Everybody seems to think of a junk drawer as something akin to “the leftovers”. And, of course, there might be straight-up trash in a junk drawer. Phones that no longer work. Dead flashlights. Dead batteries, for that matter.
But the core function — the place to put the stuff you can’t throw out, but that otherwise has no place — that’s a normal, possibly necessary attribute of modern living.
You have to respect that the junk drawer serves a legitimate function. The task of de-junking your life is not to eliminate the junk drawer, but merely to decide on how large it will be. It’s inefficient to live in a sea of disorganized possessions. It’s also inefficient to try to remove all disorder from a household.

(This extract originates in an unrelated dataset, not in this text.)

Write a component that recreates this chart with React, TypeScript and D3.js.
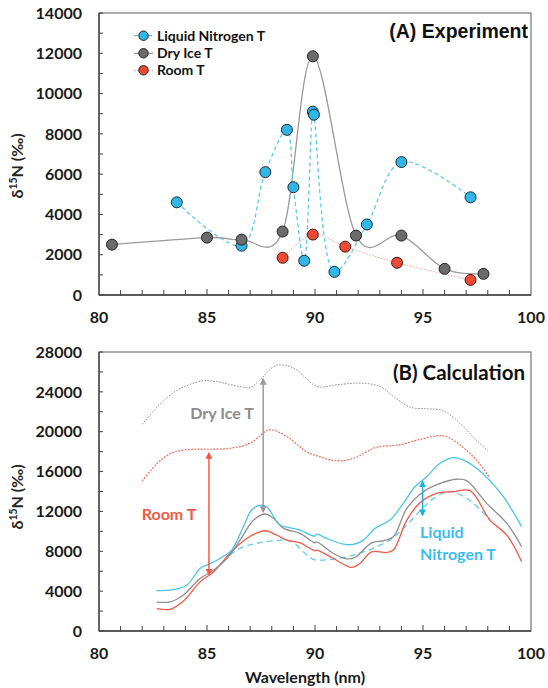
import React from "react";
import * as d3 from "d3";

// ---------- Panel A: experiment ----------
const lnX = [83.6, 86.6, 87.7, 88.7, 89.0, 89.5, 89.9, 89.95, 90.9, 92.4, 94.0, 97.2];
const lnY = [4600, 2450, 6100, 8200, 5350, 1700, 9100, 8950, 1150, 3500, 6600, 4850];
const diX = [80.6, 85.0, 86.6, 88.5, 89.9, 91.9, 94.0, 96.0, 97.8];
const diY = [2500, 2850, 2750, 3150, 11850, 2950, 2950, 1300, 1050];
const rtX = [88.5, 89.9, 91.4, 93.8, 97.2];
const rtY = [1850, 3000, 2400, 1600, 750];
const legendNames = ["Liquid Nitrogen T", "Dry Ice T", "Room T"];
const topTicks = [0, 2000, 4000, 6000, 8000, 10000, 12000, 14000];
const xTicks = [80, 85, 90, 95, 100];

// ---------- Panel B: calculation ----------
const diUpX = [82.0, 82.8, 83.6, 84.8, 85.4, 86.5, 87.0, 87.45, 88.2, 89.0, 90.1, 91.0, 92.1, 93.0, 93.6, 94.4, 95.2, 95.9, 96.7, 97.3, 98.0];
const diUpY = [20750, 22700, 24140, 25110, 25040, 24540, 24440, 25210, 26650, 26390, 24540, 24710, 24880, 24540, 23610, 22470, 22300, 22130, 20860, 19510, 18100];
const rtUpX = [82.0, 82.7, 83.4, 84.4, 85.1, 86.1, 87.0, 87.9, 88.7, 89.6, 90.2, 91.0, 91.8, 92.85, 93.9, 94.9, 95.8, 96.25, 97.0, 97.6, 98.05];
const rtUpY = [15060, 16830, 17900, 18240, 18240, 18340, 18850, 20190, 19510, 18000, 17500, 17070, 17340, 18440, 18680, 19250, 19610, 19350, 18170, 16830, 15490];
const lnCalcX = [82.67, 83.44, 84.06, 84.68, 84.98, 85.6, 86.14, 86.68, 87.07, 87.45, 87.76, 88.38, 88.84, 89.31, 90.0, 90.08, 90.54, 91.31, 91.77, 92.24, 92.78, 93.47, 94.09, 94.63, 95.17, 95.79, 96.41, 97.02, 97.79, 98.72, 99.57];
const lnCalcY = [4060, 4160, 4600, 6270, 6610, 7280, 8120, 10460, 12140, 12610, 12470, 10630, 10360, 10130, 9520, 9730, 9290, 8720, 8690, 9120, 10300, 11130, 12810, 14480, 15490, 16830, 17400, 17000, 15760, 13480, 10460];
const diCalcX = [82.67, 83.29, 83.9, 84.68, 85.3, 85.92, 86.53, 87.16, 87.69, 88.08, 88.55, 89.31, 90.0, 90.08, 90.85, 91.47, 91.85, 92.62, 93.16, 93.63, 94.25, 95.02, 95.79, 96.56, 97.02, 97.95, 98.88, 99.57];
const diCalcY = [2920, 2920, 3590, 5270, 6100, 7280, 9120, 11130, 11740, 11300, 10300, 9800, 8850, 8950, 7780, 7240, 7380, 8850, 9050, 9450, 12310, 13980, 14820, 15230, 15090, 12810, 10800, 8450];
const rtCalcX = [82.67, 83.29, 83.9, 84.68, 85.3, 86.06, 86.84, 87.69, 88.23, 88.69, 89.31, 90.0, 90.08, 90.85, 91.7, 92.08, 92.62, 93.32, 93.63, 94.25, 94.86, 95.63, 96.41, 97.18, 98.1, 98.88, 99.57];
const rtCalcY = [2250, 2180, 2990, 4930, 5930, 7780, 9290, 10060, 9620, 9120, 8850, 8050, 8120, 7280, 6380, 6780, 7950, 7880, 8120, 11130, 12870, 13820, 13980, 14080, 11130, 9620, 6940];
const lnDashX = [86.06, 86.68, 88.69, 90.08, 93.32, 96.25, 97.02, 98.1];
const lnDashY = [7610, 8450, 9120, 7110, 8950, 13980, 13320, 11130];
const botTicks = [0, 4000, 8000, 12000, 16000, 20000, 24000, 28000];
// arrows: [x, yFrom, yTo]
const arrowGray = [87.6, 25280, 11970];
const arrowRed = [85.09, 17840, 5700];
const arrowBlue = [94.98, 14980, 11640];

const W = 548, H = 688;
const C_BLUE = "#3cbdee";
const C_BLUE_M = "#2fb7e8";
const C_GRAY = "#8e8e8e";
const C_GRAY_M = "#6b6b6b";
const C_RED = "#f05a46";
const C_RED_M = "#ee4a33";
const FONT = "Lato, 'Open Sans', sans-serif";

const x = d3.scaleLinear().domain([80, 100]).range([99, 531]);
const yA = d3.scaleLinear().domain([0, 14000]).range([295, 13]);
const yB = d3.scaleLinear().domain([0, 28000]).range([631, 352]);

function zip(xs: number[], ys: number[]): [number, number][] {
  return xs.map((v, i) => [v, ys[i]]);
}

function Frame({ y, top, bottom, ticks, minor }: any) {
  const x0 = x.range()[0], x1 = x.range()[1];
  const minorX = d3.range(81, 100, 1);
  const minorY = d3.range(0, ticks[ticks.length - 1] + 1, minor);
  return (
    <g>
      <rect x={x0} y={top} width={x1 - x0} height={bottom - top} fill="none" stroke="#7f7f7f" strokeWidth={1.3} />
      <line x1={x0} x2={x0} y1={top} y2={bottom} stroke="#404040" strokeWidth={1.3} />
      <line x1={x0} x2={x1} y1={bottom} y2={bottom} stroke="#404040" strokeWidth={1.3} />
      {minorX.map((t) => (
        <line key={"mx" + t} x1={x(t)} x2={x(t)} y1={bottom} y2={bottom - (t % 5 === 0 ? 6 : 5)} stroke="#404040" strokeWidth={1} />
      ))}
      {minorY.map((t: number) => (
        <line key={"my" + t} x1={x0} x2={x0 + 4} y1={y(t)} y2={y(t)} stroke="#404040" strokeWidth={1} />
      ))}
      {ticks.map((t: number) => (
        <text key={"ty" + t} x={82} y={y(t)} dy="0.36em" textAnchor="end" fontFamily={FONT} fontWeight="bold" fontSize={16} fill="#1a1a1a">
          {t}
        </text>
      ))}
      {xTicks.map((t) => (
        <text key={"tx" + t} x={x(t)} y={bottom + 28} textAnchor="middle" fontFamily={FONT} fontWeight="bold" fontSize={16} fill="#1a1a1a">
          {t}
        </text>
      ))}
    </g>
  );
}

function YTitle({ cy }: { cy: number }) {
  return (
    <text transform={`translate(23,${cy}) rotate(-90)`} textAnchor="middle" fontFamily={FONT} fontSize={16} fontWeight="bold" fill="#262626">
      δ<tspan fontSize={10.5} dy={-6}>15</tspan>
      <tspan dy={6}>N (‰)</tspan>
    </text>
  );
}

export default function App() {
  const lineA = d3.line<[number, number]>().x((d) => x(d[0])).y((d) => yA(d[1])).curve(d3.curveCardinal.tension(0));
  const lineAln = d3.line<[number, number]>().x((d) => x(d[0])).y((d) => yA(d[1])).curve(d3.curveCatmullRom.alpha(0.5));
  const lineB = d3.line<[number, number]>().x((d) => x(d[0])).y((d) => yB(d[1])).curve(d3.curveCatmullRom.alpha(0.5));
  const lineBlin = d3.line<[number, number]>().x((d) => x(d[0])).y((d) => yB(d[1])).curve(d3.curveMonotoneX);

  const lnPts = zip(lnX, lnY), diPts = zip(diX, diY), rtPts = zip(rtX, rtY);
  const legend = [
    { name: legendNames[0], fill: C_BLUE_M, line: "#5cc8f0", dash: "4,3" },
    { name: legendNames[1], fill: C_GRAY_M, line: "#9a9a9a", dash: "" },
    { name: legendNames[2], fill: C_RED_M, line: "#f5a09a", dash: "1.5,1.5" },
  ];
  const legendY = [35.7, 53.3, 70.3];

  const arrows = [
    { a: arrowGray, c: "#9a9a9a", id: "ag" },
    { a: arrowRed, c: C_RED, id: "ar" },
    { a: arrowBlue, c: "#1eaee6", id: "ab" },
  ];

  return (
    <svg width={W} height={H} style={{ position: "absolute", left: 0, top: 0, background: "#fff" }}>
      <defs>
        {arrows.map((o) => (
          <marker key={o.id} id={o.id} viewBox="0 0 10 10" refX={8} refY={5} markerWidth={7} markerHeight={7} markerUnits="userSpaceOnUse" orient="auto-start-reverse">
            <path d="M0,0 L10,5 L0,10 z" fill={o.c} />
          </marker>
        ))}
      </defs>

      {/* Panel A */}
      <Frame y={yA} top={13} bottom={295} ticks={topTicks} minor={1000} />
      <YTitle cy={166} />
      <path d={lineA(diPts) || ""} fill="none" stroke="#9a9a9a" strokeWidth={1.3} />
      <path d={lineAln(lnPts) || ""} fill="none" stroke="#5cc8f0" strokeWidth={1.3} strokeDasharray="4,3" />
      <path d={lineA(rtPts) || ""} fill="none" stroke="#f5a09a" strokeWidth={1} strokeDasharray="1.5,1.5" />
      {lnPts.map((p, i) => (
        <circle key={"ln" + i} cx={x(p[0])} cy={yA(p[1])} r={5.5} fill={C_BLUE_M} stroke="#1f2a30" strokeWidth={1} />
      ))}
      {diPts.map((p, i) => (
        <circle key={"di" + i} cx={x(p[0])} cy={yA(p[1])} r={5.5} fill={C_GRAY_M} stroke="#222" strokeWidth={1} />
      ))}
      {rtPts.map((p, i) => (
        <circle key={"rt" + i} cx={x(p[0])} cy={yA(p[1])} r={5.5} fill={C_RED_M} stroke="#3a1a16" strokeWidth={1} />
      ))}
      {legend.map((l, i) => (
        <g key={"lg" + i}>
          <line x1={134} x2={153} y1={legendY[i]} y2={legendY[i]} stroke={l.line} strokeWidth={1.3} strokeDasharray={l.dash} />
          <circle cx={143.5} cy={legendY[i]} r={4.7} fill={l.fill} stroke="#222" strokeWidth={1} />
          <text x={157} y={legendY[i]} dy="0.36em" fontFamily={FONT} fontWeight="bold" fontSize={14} fill="#111">
            {l.name}
          </text>
        </g>
      ))}
      <text x={528} y={38} textAnchor="end" fontFamily="'Liberation Sans', Arial, sans-serif" fontWeight="bold" fontSize={19.5} fill="#111">
        (A) Experiment
      </text>

      {/* Panel B */}
      <Frame y={yB} top={352} bottom={631} ticks={botTicks} minor={2000} />
      <YTitle cy={497} />
      <path d={lineB(zip(diUpX, diUpY)) || ""} fill="none" stroke="#8a8a8a" strokeWidth={1} strokeDasharray="1.5,1.5" />
      <path d={lineB(zip(rtUpX, rtUpY)) || ""} fill="none" stroke="#f0624f" strokeWidth={1.2} strokeDasharray="1.8,1.4" />
      <path d={lineBlin(zip(lnDashX, lnDashY)) || ""} fill="none" stroke="#62c9f1" strokeWidth={1.3} strokeDasharray="6,4" />
      <path d={lineB(zip(rtCalcX, rtCalcY)) || ""} fill="none" stroke={C_RED} strokeWidth={1.3} />
      <path d={lineB(zip(diCalcX, diCalcY)) || ""} fill="none" stroke={C_GRAY} strokeWidth={1.3} />
      <path d={lineB(zip(lnCalcX, lnCalcY)) || ""} fill="none" stroke="#4cc2ee" strokeWidth={1.3} />
      {arrows.map((o) => (
        <line key={"al" + o.id} x1={x(o.a[0])} x2={x(o.a[0])} y1={yB(o.a[1])} y2={yB(o.a[2])} stroke={o.c} strokeWidth={1.5} markerStart={`url(#${o.id})`} markerEnd={`url(#${o.id})`} />
      ))}
      <text x={222} y={413} dy="0.36em" textAnchor="middle" fontFamily={FONT} fontWeight="bold" fontSize={16} fill="#8c8c8c">
        Dry Ice T
      </text>
      <text x={169} y={514} dy="0.36em" textAnchor="middle" fontFamily={FONT} fontWeight="bold" fontSize={16} fill={C_RED}>
        Room T
      </text>
      <text x={420} y={532} dy="0.36em" fontFamily={FONT} fontWeight="bold" fontSize={16} fill={C_BLUE}>
        Liquid
      </text>
      <text x={420} y={554} dy="0.36em" fontFamily={FONT} fontWeight="bold" fontSize={16} fill={C_BLUE}>
        Nitrogen T
      </text>
      <text x={525} y={373} dy="0.36em" textAnchor="end" fontFamily={FONT} fontWeight="bold" fontSize={20.5} fill="#111">
        (B) Calculation
      </text>
      <text x={305} y={683} textAnchor="middle" fontFamily={FONT} fontWeight="bold" fontSize={16} fill="#1a1a1a">
        Wavelength (nm)
      </text>
    </svg>
  );
}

In my case, when I got down to the point where everything was off the floor, and the residual had been confined to a few small shelves, I was done.

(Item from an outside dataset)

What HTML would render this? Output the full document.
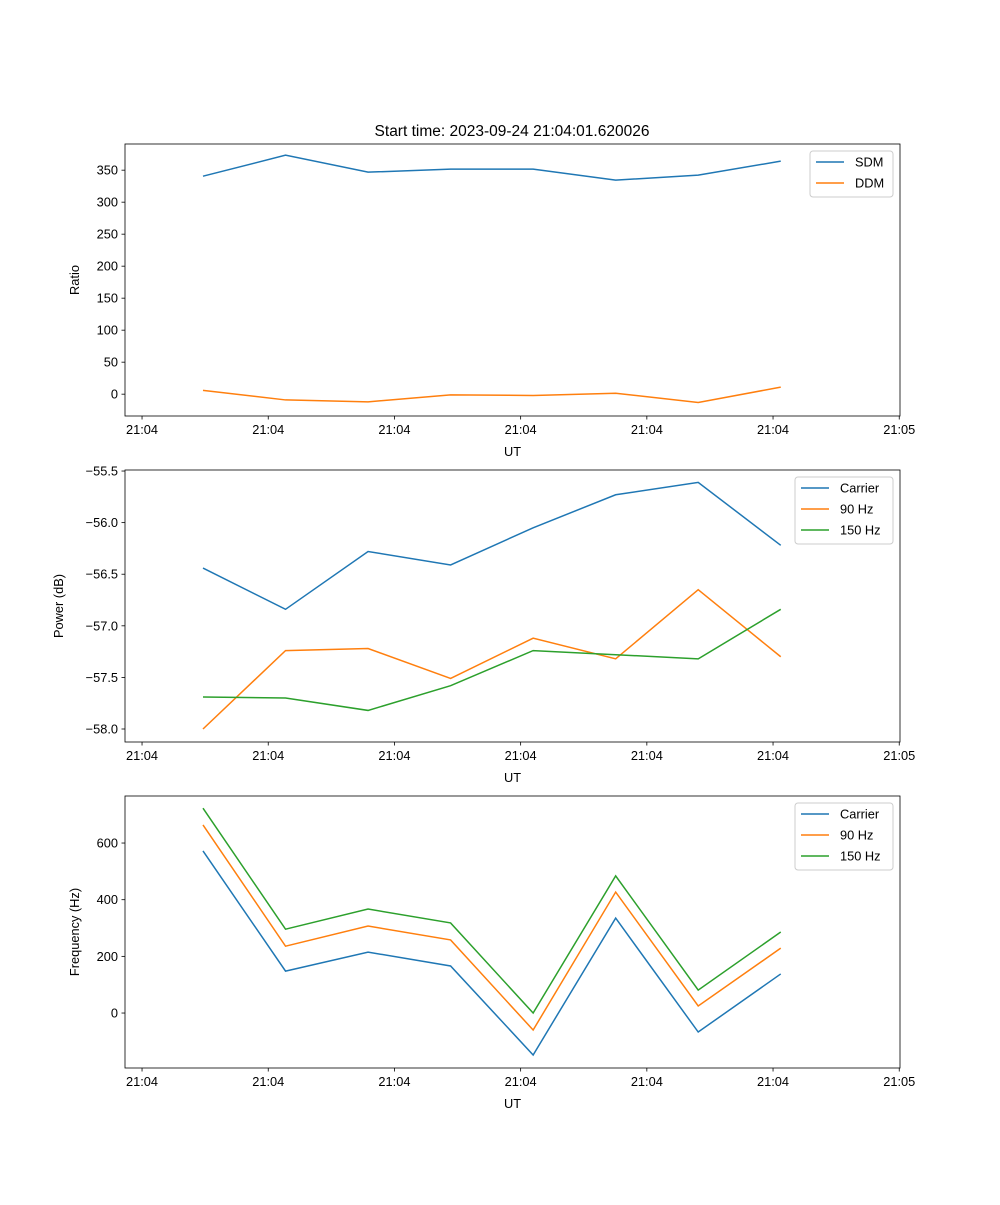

For this round, anyway. Time to move on.
Conclusion
I’d love to conclude with some sort of silver bullet for clutter. But I’ve got nothing of the sort. For me, this was a dull, grinding, difficult, amorphous process. Everything is a special case.
No Marie Kondo “sparking joy” here. I’m nowhere near that point in this process. I’m still clearing the decks. Perhaps at some future date I can get down to the point where I’m only keeping things that spark joy.
For example, my shop vac does not spark joy. My shop vac takes up space in the garage, and gets used for a couple of clean-up emergencies a year. Does it make my heart leap with joy to see it? Hell no. But if I own a house, I need to keep one around.
So this was not an exercise in philosophy. I started with a room full of stuff, and a determination that all that stuff needs to go somewhere else. And I just kept after, rationally, a few hours a day, it until the stuff had been reduced to a tolerable level.
You figure out all the ways you can move mass out of that room. All the feasible destinations. Order those ways by the value they create. For each individual object, you attempt to get rid of it in the highest-valued-way possible.
And if all else fails, chuck it in the trash.